When Garrett turned one we transitioned him from formula to whole milk and once that seemed to settle we started the process of switching him from bottles to sippy cups. To our surprise, as we replaced the bottles with sippy cups and condensed the number of feedings, he started to eat more solids and in turn sleep better through the night. In hindsight it makes sense, but in the thick of first time parenting every change and new process seems like a puzzle.

Over the course of a few weeks we had whittled him down to a single bottle a day, given at bedtime, and we knew he was probably ready to trade that out for a sippy cup as well.

Last Saturday we spent a banner summer day playing outside, reading books, taking walks, swimming, and eating watermelon. Levi and I gave Garrett his evening bath and I carried Garrett up to his room, his arms draped around my neck, his still slightly-damp hair curling, and his sweet, soft skin smelling of soap.

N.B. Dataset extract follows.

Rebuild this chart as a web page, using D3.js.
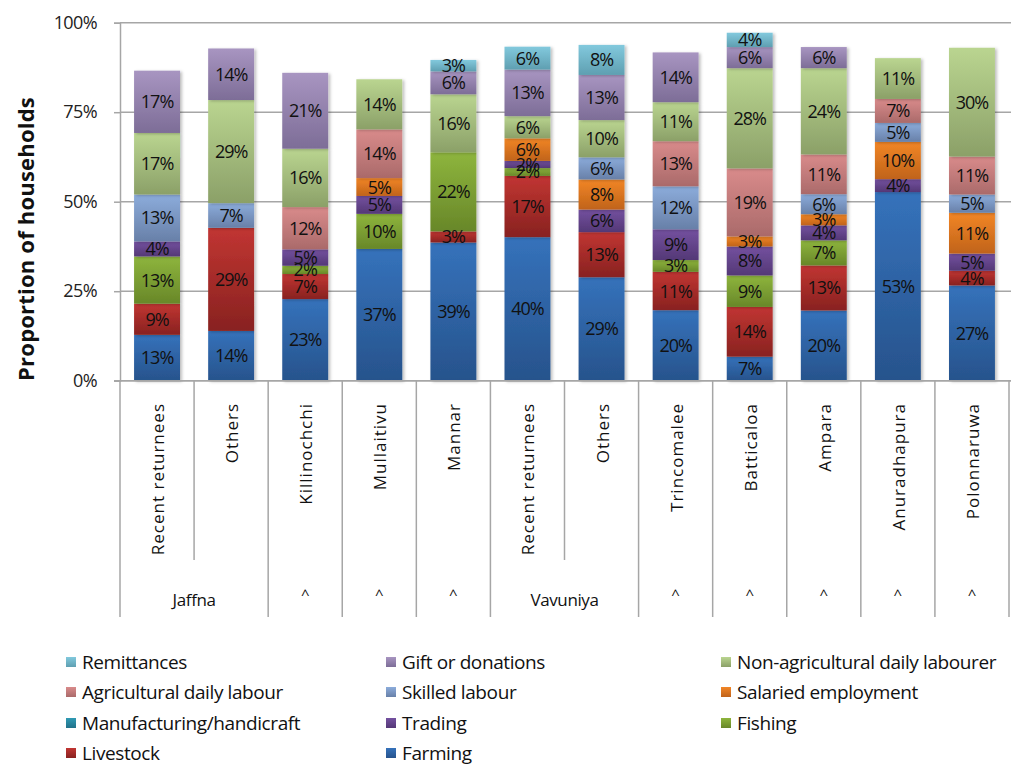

I rocked him and  gave him his bottle and after I laid him in his crib I padded down the stairs and started rinsing out the sippy cups from the day and the bottle I had just given him and I realized that I had probably given him the last bottle I would ever give him.

Steam from the hot water in the sink filled the air and I thought about the hundreds of bottles Levi and I had given him over the past 14 months and the daily routine of putting a kettle on to boil each evening to wash the mountain that grew throughout the day.

No more bottles, to me, meant he was really out of the baby phase.

I felt silly for being so sad over something as simple as giving him a bottle. But I think the weight of knowing I’d never give him one again–and that I didn’t realize that before giving him the last bottle–was at the core of it.

How many lasts will I miss and not know it to be the last?

Parenthood seems to be this joyous and tiring march towards our children achieving milestones, and celebrating and being so proud of them (and ourselves) when they hit them, but what no one tells you ahead of time is that is also combined with waves of grief for the passing of each previous stage our child was in.

Maybe the feeling is something you learn to expect and know. Maybe it’s not. As I already said, in the thick of first time parenting every change and new process seems like a puzzle. But as I pack up the bottles this morning I know that Garrett is healthy and growing and thriving, and that there is so much more to celebrate on the horizon than there is to be sad over.